Носик? Он с вами тогда был?
Да, он тогда был младшим инспектором Медгерменевтики.
Что имелось в виду? Конечно же огромная и опять же достаточно буддистская по своему происхождению мифология нерожденных, и мы вроде как претендовали на это очень высокое в буддистской иерархии звание нерожденных, поскольку мы были инспекторами, то есть присваивали себе право такой оценки, а оценка может по-настоящему ставиться только из другого мира. Соответственно в виде этого обьекта высказывалась несколько оборзевшая и наглая претензия на статус нерожденных.
Таким образом это был очень contraversial object, то есть противоречивый обьект, потому что с одной стороны эти кольца — это контрацептивы, предотвращающие возможность материнства, а с другой стороны они состоят из латекса, который представляет собой некий номинальный вариант молока, молока кормящей Матери-Природы.
Поскольку слово «латекс» происходит конечно же от слова «латте», молоко, и возникла такая тема как «молоко-икс», то есть Молоко Неизвестного. Это для нас тоже было очень важно, поскольку мы мыслили себя как строители идеологии, и в центре этой идеологии которую мы сооружали находилось понятие Неизвестного. Такого Великого Неизвестного.
Ведь есть же теории и догадки, что Бог — это женщина.
Бог и есть Неизвестная Мать, в том смысле, что никому не известно, что Он — Мать. Все думают, что Он — отец, а Он — мать, соответственно, это и есть неизвестное. Тут можно вспоминать ещё много разных историй интересных. Например мне очень нравится про Молоко Земли, хотя Земля она не относится к сфере неизвестного.
Ну и у нас ведь есть кровь, и то что выделяется при нарушении нашей целостности, а поскольку мы подобны Богу, значит, у него тоже есть что-то подобное. То есть латекс — это некая кровь Неизвестного.
Да. Но при этом она молоко, потому что она белая, а не красная. И это тоже принципиальный момент. Деления на белое и красное.

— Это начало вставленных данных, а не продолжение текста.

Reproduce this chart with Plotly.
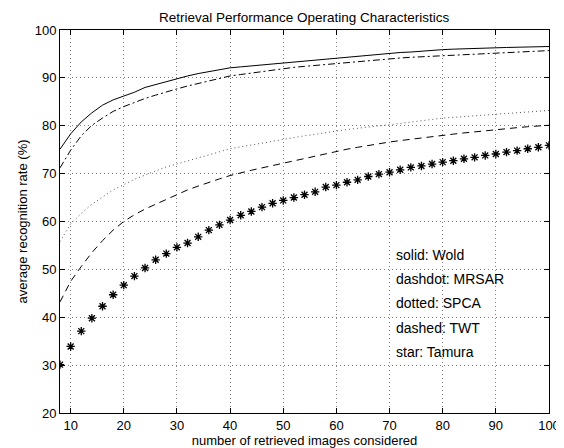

Но белый это ведь и отсутствие цвета и в тот же момент это цвет, содержащий в себе все цвета, это весь спектр. Именно поэтому оно белое, потому что там присутствует все. И также белое — это свет.

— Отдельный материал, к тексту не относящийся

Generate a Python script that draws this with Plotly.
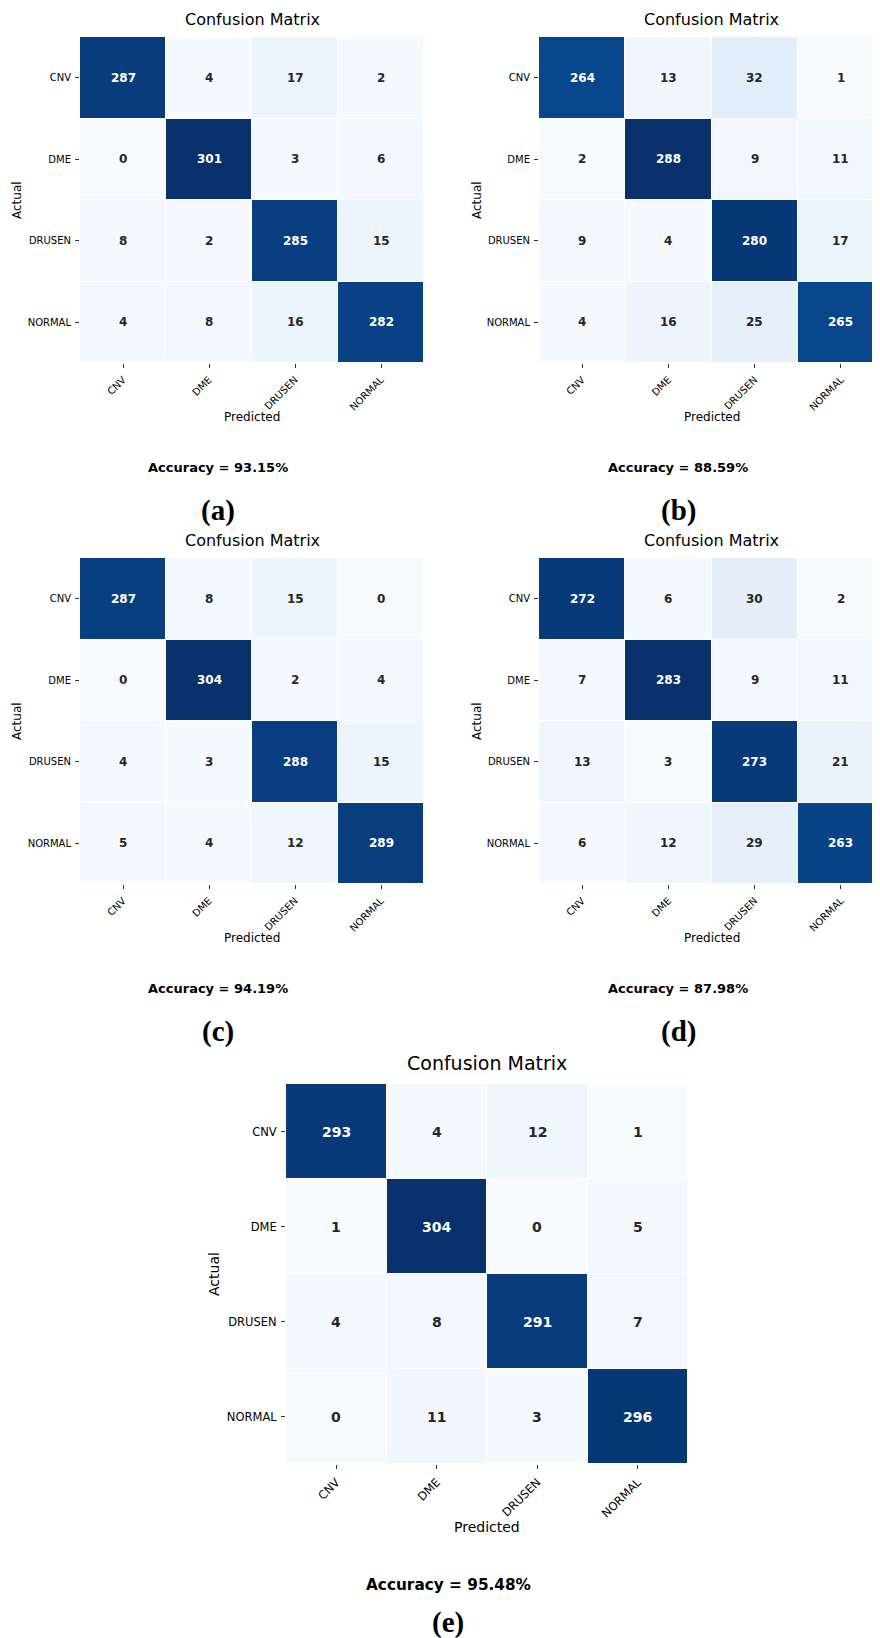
import plotly.graph_objects as go

# ---------------- data ----------------
categories = ["CNV", "DME", "DRUSEN", "NORMAL"]

cm_a = [[287, 4, 17, 2], [0, 301, 3, 6], [8, 2, 285, 15], [4, 8, 16, 282]]
cm_b = [[264, 13, 32, 1], [2, 288, 9, 11], [9, 4, 280, 17], [4, 16, 25, 265]]
cm_c = [[287, 8, 15, 0], [0, 304, 2, 4], [4, 3, 288, 15], [5, 4, 12, 289]]
cm_d = [[272, 6, 30, 2], [7, 283, 9, 11], [13, 3, 273, 21], [6, 12, 29, 263]]
cm_e = [[293, 4, 12, 1], [1, 304, 0, 5], [4, 8, 291, 7], [0, 11, 3, 296]]

matrices = [cm_a, cm_b, cm_c, cm_d, cm_e]
accuracies = ["93.15%", "88.59%", "94.19%", "87.98%", "95.48%"]
panel_labels = ["(a)", "(b)", "(c)", "(d)", "(e)"]
chart_title = "Confusion Matrix"
x_title = "Predicted"
y_title = "Actual"

# ---------------- style / layout ----------------
W, H = 880, 1638
blues = ["#f7fbff", "#deebf7", "#c6dbef", "#9ecae1", "#6baed6",
         "#4292c6", "#2171b5", "#08519c", "#08306b"]
colorscale = [[i / (len(blues) - 1), c] for i, c in enumerate(blues)]

small = dict(tick=10, annot=12, title=16, axis=12, acc=13, lab=29)
large = dict(tick=11.5, annot=14, title=19, axis=14, acc=15.3, lab=29)
off = 521
specs = [
    dict(x0=72, x1=416, y0=29, y1=355, ty=12, py=409, ax=9, accx=210, accy=459, lx=210, ly=502, f=small),
    dict(x0=531, x1=876, y0=29, y1=355, ty=12, py=409, ax=469, accx=670, accy=459, lx=670, ly=502, f=small),
    dict(x0=72, x1=416, y0=29 + off, y1=355 + off, ty=12 + off, py=409 + off, ax=9, accx=210, accy=459 + off, lx=210, ly=502 + off, f=small),
    dict(x0=531, x1=876, y0=29 + off, y1=355 + off, ty=12 + off, py=409 + off, ax=469, accx=670, accy=459 + off, lx=670, ly=502 + off, f=small),
    dict(x0=278, x1=680, y0=1076, y1=1456, ty=1055, py=1519, ax=206, accx=440, accy=1577, lx=440, ly=1614, f=large),
]

FONT = "DejaVu Sans"


def px(x):
    return x / W


def py(y):
    return 1 - y / H


def hex_to_rgb(h):
    h = h.lstrip("#")
    return [int(h[i:i + 2], 16) for i in (0, 2, 4)]


def cmap(t):
    t = min(max(t, 0.0), 1.0)
    n = len(blues) - 1
    i = min(int(t * n), n - 1)
    f = t * n - i
    a, b = hex_to_rgb(blues[i]), hex_to_rgb(blues[i + 1])
    return [a[k] + (b[k] - a[k]) * f for k in range(3)]


def luminance(rgb):
    out = []
    for c in rgb:
        c = c / 255
        out.append(c / 12.92 if c <= 0.03928 else ((c + 0.055) / 1.055) ** 2.4)
    return 0.2126 * out[0] + 0.7152 * out[1] + 0.0722 * out[2]


fig = go.Figure()
annotations = []

for k, (z, s) in enumerate(zip(matrices, specs)):
    idx = "" if k == 0 else str(k + 1)
    xa, ya = "x" + idx, "y" + idx
    zmin = min(min(r) for r in z)
    zmax = max(max(r) for r in z)
    fig.add_trace(go.Heatmap(
        z=z, x=categories, y=categories, xaxis=xa, yaxis=ya,
        colorscale=colorscale, zmin=zmin, zmax=zmax, showscale=False,
        xgap=1, ygap=1, hoverinfo="skip",
    ))
    f = s["f"]
    common = dict(
        showgrid=False, zeroline=False, showline=False,
        ticks="outside", ticklen=4, tickwidth=1, tickcolor="#333333",
        ticklabelstandoff=2,
        tickfont=dict(family=FONT, size=f["tick"], color="black"),
    )
    fig.layout["xaxis" + idx] = dict(
        domain=[px(s["x0"]), px(s["x1"])], anchor=ya, tickangle=-45,
        categoryorder="array", categoryarray=categories, **common)
    fig.layout["yaxis" + idx] = dict(
        domain=[py(s["y1"]), py(s["y0"])], anchor=xa, autorange="reversed",
        categoryorder="array", categoryarray=categories, **common)

    for i, row_name in enumerate(categories):
        for j, col_name in enumerate(categories):
            v = z[i][j]
            t = (v - zmin) / (zmax - zmin)
            col = "#262626" if luminance(cmap(t)) > 0.408 else "white"
            annotations.append(dict(
                x=col_name, y=row_name, xref=xa, yref=ya, text="<b>%d</b>" % v,
                showarrow=False, font=dict(family=FONT, size=f["annot"], color=col)))

    cx = (s["x0"] + s["x1"]) / 2
    cy = (s["y0"] + s["y1"]) / 2
    annotations += [
        dict(x=px(cx), y=py(s["ty"]), xref="paper", yref="paper", text=chart_title,
             showarrow=False, xanchor="center", yanchor="middle",
             font=dict(family=FONT, size=f["title"], color="black")),
        dict(x=px(cx), y=py(s["py"]), xref="paper", yref="paper", text=x_title,
             showarrow=False, xanchor="center", yanchor="middle",
             font=dict(family=FONT, size=f["axis"], color="black")),
        dict(x=px(s["ax"]), y=py(cy), xref="paper", yref="paper", text=y_title,
             showarrow=False, xanchor="center", yanchor="middle", textangle=-90,
             font=dict(family=FONT, size=f["axis"], color="black")),
        dict(x=px(s["accx"]), y=py(s["accy"]), xref="paper", yref="paper",
             text="<b>Accuracy = %s</b>" % accuracies[k],
             showarrow=False, xanchor="center", yanchor="middle",
             font=dict(family=FONT, size=f["acc"], color="black")),
        dict(x=px(s["lx"]), y=py(s["ly"]), xref="paper", yref="paper",
             text="<b>%s</b>" % panel_labels[k], borderpad=0,
             showarrow=False, xanchor="center", yanchor="middle",
             font=dict(family="Liberation Serif", size=f["lab"], color="black")),
    ]

fig.update_layout(
    width=W, height=H, margin=dict(l=0, r=0, t=0, b=0),
    paper_bgcolor="white", plot_bgcolor="white",
    showlegend=False, annotations=annotations,
)

fig.write_html("out.html")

Конечно, конечно. Кровь она красная, потому что тоже — в общем свет. Но и тьма, одновременно. Потому что красное это как раз нечто находящееся прямо посредине между белым и черным. Потому что с одной стороны красное это нечто цветоносное, но во многих ракурсах оно может выглядеть как черное. И в нашем языке мы наблюдаем это двоение, потому что старое обозначение для красного — это «червный». И есть даже версия, что Черное море оно как бы является двойником Красного моря — Червное море. Тут в общем много всего и можно провалиться в эту тему.
А вот Рай, интересно, он цветной? Или он белый? Или он черно-белый? Мне кажется, Рай — это ведь пространство Неизвестного. То место, где это Неизвестное обитает. И это должно быть нечто идеальное.
То есть, он должен быть белый, как латекс или как молоко, или как сперма, или как еще другие изначальные, очищенные структуры. Как раз момент грехопадения Адама и Евы, надкусывание яблочка, намекает на то, что яблочко, по-видимому, снаружи было совершенно белым, но внутри — в момент надкусывания произошло погружение какого-то другого маркера цветового.
Надкусывание ведь нарушение целостности в общем. И это тоже соотносится с этой темой девственности и герметичности.
Здесь сразу вспоминается необычное свойство богини Афродиты, она постоянно вступала в контакт, но после каждого раза становилась девственницей. И она приносила этим божественную жертву, каждый раз с болью лишаясь невинности. То есть она как богиня любви была источником сексуального наслаждения, но при этом сама отказывалась от этого наслаждения, внедряя туда элемент страдания, добровольно на это соглашаясь.
А для чего ей важна была целостность?
Парадоксальность. Каждое соитие — как первое. И вся ее бесконечная божественная жизнь состояла из этих бесконечных, бесконечно первых соитий. Ну и соответственно элемент крови присутствовал в каждом из этих соитий. Возможно поэтому ее союз с Марсом, с богом войны, в этом смысле представляется логичным — он тоже связан с кровью и проницанием поверхности.